Sangaree interests had taken a beating because of the Shadowline. But one or two Families had begun recouping here before the shock-waves from Blackworld had died.
Getting caught with their hands in there had cost them control of numerous legitimate corporations and the lives of several Family chieftains. The disaster had been so huge and widespread that it had become Sangaree legend.
The girl just shrugged, implying that Blackworld meant nothing to her. “Pirates, probably.” She seemed to lose interest.
She left the room. Cooking sounds followed her departure.
Must not have heard about the Shadowline
, Niven thought.
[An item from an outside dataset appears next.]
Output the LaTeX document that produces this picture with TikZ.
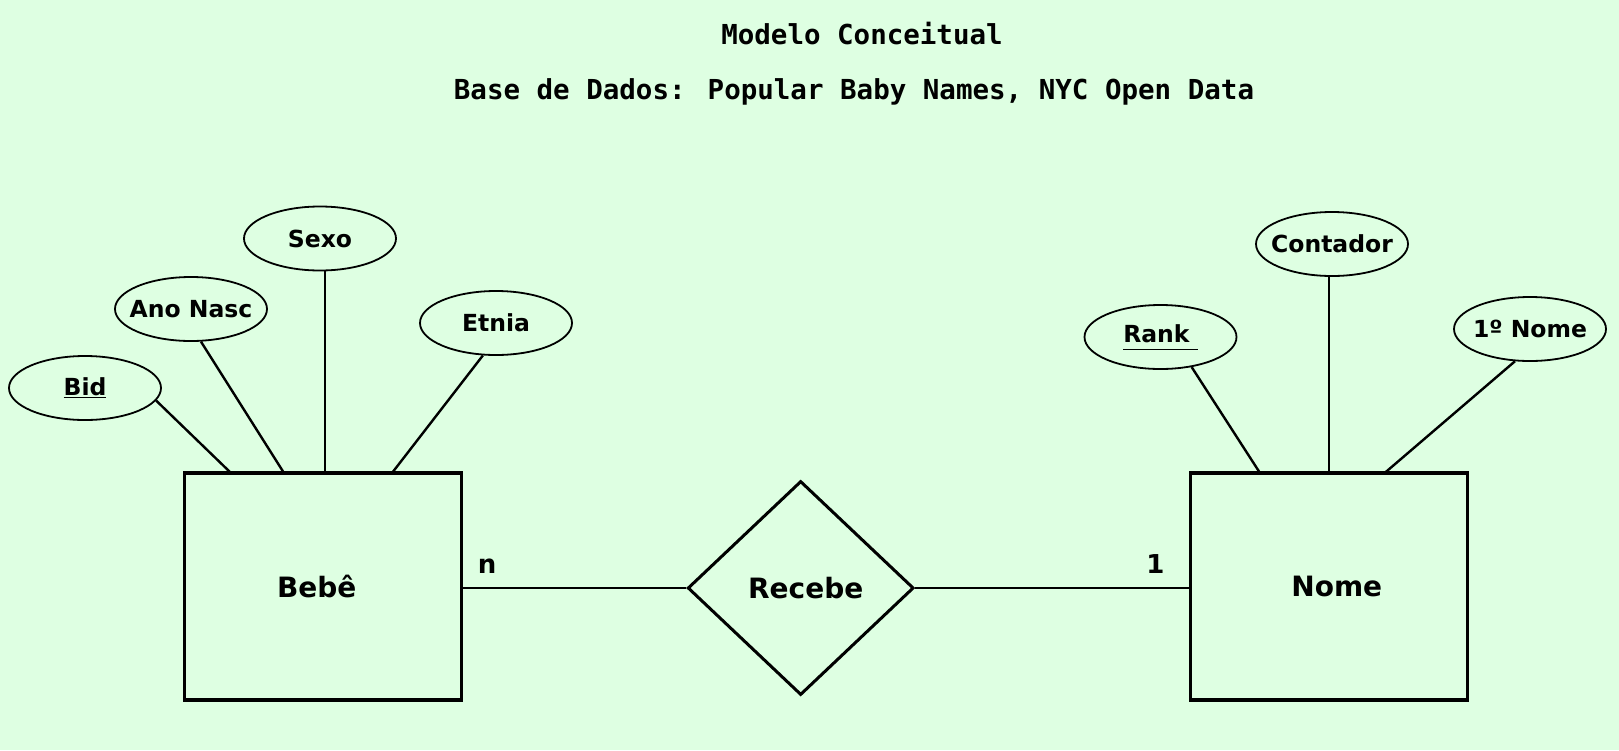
\documentclass[tikz,border=0pt]{standalone}
\usepackage{fontspec}
\setmainfont{DejaVu Sans}
\newfontfamily\titlefont{DejaVu Sans Mono}
\usetikzlibrary{shapes.geometric,calc}
\definecolor{bg}{RGB}{222,255,226}
\tikzset{
  attr/.style={ellipse, draw, line width=1.8pt, minimum width=152pt, minimum height=64pt, inner xsep=-14pt, inner ysep=0pt, font=\bfseries\fontsize{23.5}{28}\selectfont},
  entity/.style={rectangle, draw, line width=3.2pt, minimum width=277pt, minimum height=227pt, inner sep=0pt},
  elabel/.style={font=\bfseries\fontsize{28}{32}\selectfont},
  rel/.style={diamond, draw, line width=3pt, minimum width=226pt, minimum height=214pt, inner sep=0pt},
  conn/.style={line width=2.4pt},
  card/.style={font=\bfseries\fontsize{26}{30}\selectfont},
  ttl/.style={font=\titlefont\bfseries\fontsize{27.5}{32}\selectfont}
}
\begin{document}
\begin{tikzpicture}[x=1pt,y=-1pt]
\path[fill=bg, use as bounding box] (0,0) rectangle (1619,750);
% titles
\node[ttl] (t1) at (862,34) {Modelo Conceitual};
\node[ttl] (t2) at (854,92) {Base de Dados: Popular Baby Names, NYC Open Data};
% entities
\node[entity, label={[elabel, xshift=-6pt]center:Bebê}] (bebe) at (322.7,586.5) {};
\node[entity, label={[elabel, xshift=8pt]center:Nome}] (nome) at (1328.8,586.5) {};
\node[rel, label={[elabel, xshift=5pt]center:Recebe}] (recebe) at (800.7,588) {};
% attributes
\node[attr] (bid) at (85,388) {\underline{Bid}};
\node[attr] (ano) at (191,309) {Ano Nasc};
\node[attr] (sexo) at (320,238.5) {Sexo};
\node[attr] (etnia) at (496,323) {Etnia};
\node[attr] (rank) at (1160.5,337) {\underline{Rank\ \vphantom{g}}};
\node[attr] (cont) at (1332,244) {Contador};
\node[attr] (pnome) at (1530,329) {1º Nome};
% anchor points on entity tops
\coordinate (b1) at (231,473);
\coordinate (b2) at (284,473);
\coordinate (b3) at (325,473);
\coordinate (b4) at (392,473);
\coordinate (n1) at (1260,473);
\coordinate (n2) at (1329,473);
\coordinate (n3) at (1384.6,473);
% attribute connectors
\draw[conn] (bid.-10) -- (b1);
\draw[conn] (ano.-73) -- (b2);
\draw[conn] (b3 |- sexo.south) -- (b3);
\draw[conn] (etnia.-112) -- (b4);
\draw[conn] (rank.-44) -- (n1);
\draw[conn] (n2 |- cont.south) -- (n2);
\draw[conn] (pnome.-115) -- (n3);
% relationship connectors
\draw[conn] (recebe.west) -- (recebe.west -| bebe.east);
\draw[conn] (recebe.east) -- (recebe.east -| nome.west);
% cardinalities
\node[card] (cn) at (487,566) {n};
\node[card] (c1) at (1155.5,564) {1};
\end{tikzpicture}
\end{document}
What Family did Marya represent? A minor one crowding the First Families because of their loss of face on Blackworld? Surely not one that had been involved there.
“She’s a doll,” he told Marya. “You thought about getting her into modeling?”
“No. She wouldn’t. Sit down. Relax. Ill fix you something to eat. Then I’ll move Michael in here. You can sleep in the kids’ bed.”
Brandy brought coffee. It was real.
He discovered what Marya had meant about Brandy. He had not caught it earlier because she had not looked his way.
The girl’s one eye trained wildly walleyed and appeared blind.
He showed no reaction to her pained, defiant stare. Her sensitivity screamed at him. He supposed the damage was recent.
Niven indulged in tradecraft during the few seconds when Brandy had returned to the kitchen and Marya had not yet returned. He examined his surroundings critically.
The time would come when he would have to report, accurately, where every speck of dust had lain.
The apartment was cramped. That was typical of dome city living quarters. It was sparsely populated by ragged second-hand furniture. That was to be expected of poor folks. And Marya, clearly, was not an obsessive housekeeper. Cobwebs hung in the ceiling corners. Junk cluttered the chairs and floors.
Her sloppiness had nothing to do with poverty or lack of time, only with habit. Sangaree at home had animal servants who picked up after them.